Through the years his work has contributed to uncovering the role of some homeobox genes during organ and tissue patterning and specification, as well as the identification of the molecular mechanisms that determine how the different cell type precursors of internal organs are organized spatially along the embryonic left right axis. Overall, his studies have helped to better understand how embryonic stem cells give rise to specific cell types during embryo development, and how these cells interact with one another to form tissues and organs with proper morphology and function. His studies are contributing to give us a glimpse into the molecular basis implicated during organ regeneration in higher vertebrates, the differentiation of human stem cells into various tissues as well as aging and aging related diseases.

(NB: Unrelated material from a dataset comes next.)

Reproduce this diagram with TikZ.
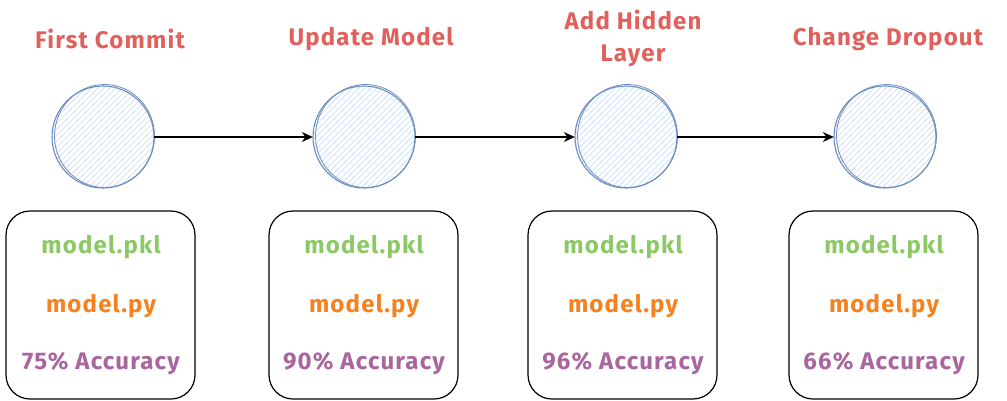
\documentclass[tikz,border=0pt]{standalone}
\usepackage{fontspec}
\setmainfont{Fira Sans}[LetterSpace=5]
\usetikzlibrary{arrows.meta}
\definecolor{titlered}{HTML}{E0605C}
\definecolor{pklgreen}{HTML}{8CC866}
\definecolor{pyorange}{HTML}{F5821F}
\definecolor{accpurple}{HTML}{A8659E}
\definecolor{circblue}{HTML}{6C8EBF}
\definecolor{hatchblue}{HTML}{D2E1F5}
\tikzset{
  title/.style={text=titlered, font=\fontsize{24}{32}\selectfont\bfseries, align=center},
  pkl/.style={text=pklgreen, font=\fontsize{24}{28}\selectfont\bfseries},
  py/.style={text=pyorange, font=\fontsize{24}{28}\selectfont\bfseries},
  acc/.style={text=accpurple, font=\fontsize{24}{28}\selectfont\bfseries},
  commitbox/.style={draw=black, line width=1.2pt, rounded corners=24pt},
  flow/.style={draw=black, line width=1.2pt, -{Stealth[length=11pt,width=10pt]}},
  circ/.style={circle, minimum size=102pt, inner sep=0pt},
}
\newcommand{\commitnode}[3]{%
  \node[circ] (#1) at (#2,#3) {};
  \begin{scope}
    \clip (#2,#3) circle (51);
    \foreach \k in {-114,-108,...,114}
      \draw[hatchblue, line width=0.8pt] (#2+\k-60,#3+60) -- (#2+\k+60,#3-60);
  \end{scope}
  \draw[circblue, line width=1.1pt] (#2,#3) circle (51);
  \draw[circblue, line width=0.8pt] (#2+1.5,#3-1) ellipse (50 and 51.5);
}
\begin{document}
\begin{tikzpicture}[x=1pt,y=-1pt]
\useasboundingbox (0,0) rectangle (1007,400);
% circles
\commitnode{c1}{103}{137}
\commitnode{c2}{364}{137}
\commitnode{c3}{626}{137}
\commitnode{c4}{885}{137}
% titles
\node[title] (t1) at (110,39) {First Commit};
\node[title] (t2) at (371,39) {Update Model};
\node[title] (t3) at (633,38) {Add Hidden\\Layer};
\node[title] (t4) at (888,39) {Change Dropout};
% arrows
\draw[flow] (c1.east) -- (c2.west);
\draw[flow] (c2.east) -- (c3.west);
\draw[flow] (c3.east) -- (c4.west);
% boxes
\foreach \n/\x/\a in {b1/6/75, b2/269/90, b3/528/96, b4/789/66}{
  \draw[commitbox] (\x,211) rectangle (\x+189,399);
  \node[pkl] (\n p) at (\x+95,247) {model.pkl};
  \node[py] (\n y) at (\x+95,306) {model.py};
  \node[acc] (\n a) at (\x+95,364) {\a\% Accuracy};
}
\end{tikzpicture}
\end{document}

In addition to improving our knowledge on early human development, the research activities of Dr. Izpisua Belmonte's laboratory are relevant to understanding the causes that underlie human birth defects, as well as the development of new molecules and specific gene and cell based treatments to cure diseases affecting mankind.
For more information about Dr. Izpisua Belmonte's lab, click here.
Ever since the first adult cells were converted into induced pluripotent stem cells (iPSCs), they have generated excitement as an alternative to embryonic stem cells and a potential source for patient-specific stem cells. Unfortunately, reprogramming adult cells into iPSCs is a slow, inefficient and costly process and carries the risk of cancer, limiting the cells' therapeutic value. Two recent studies in Izpisua Belmonte's lab, however, offer the prospect of safer, faster and more efficient approaches to coaxing cells back in time.
The most widely used technology involves the forced expression of four transcription factors in fully committed adult cells: Oct4, Sox2, Klf4 and c-Myc. Because only a tiny fraction of cells transmogrify into iPSCs that look and act like embryonic stem cells, Izpisua Belmonte wondered whether the process used to reprogram the cells was inducing a response that stopped them from growing. Izpisua Belmonte and his team showed that adding Klf4 and c-Myc, which are oncogenes, activated the pathway for the tumor suppressor p53. In cells genetically engineered to lack p53, reprogramming efficiency increased at least tenfold, clearly demonstrating the important role that p53 played in reining in cells trying to revert back into a stem-like state. Because iPSCs generated with the full complement of reprogramming factors can turn malignant, Belmonte and his team also tried reprogramming mouse cells lacking p53 using only Oct4 and Sox2. The cells readily converted into iPSCs and gave rise to healthy, full-term mice that were able to reproduce, passing the ultimate test for pluripotent embryonic stem cells.
In related work, Izpisua Belmonte's group set out to transform immunologically immature hematopoietic stem cells isolated from umbilical cord blood into iPSCs. They not only successfully converted them using only Oct4 and Sox2, but did so in less time than any previously published methodology. The resulting iPSCs were indistinguishable from human embryonic stem cells and passed all standard tests for pluripotency, establishing the possibility of a comprehensive bank of tissue-matched, cord blood–derived stem cells.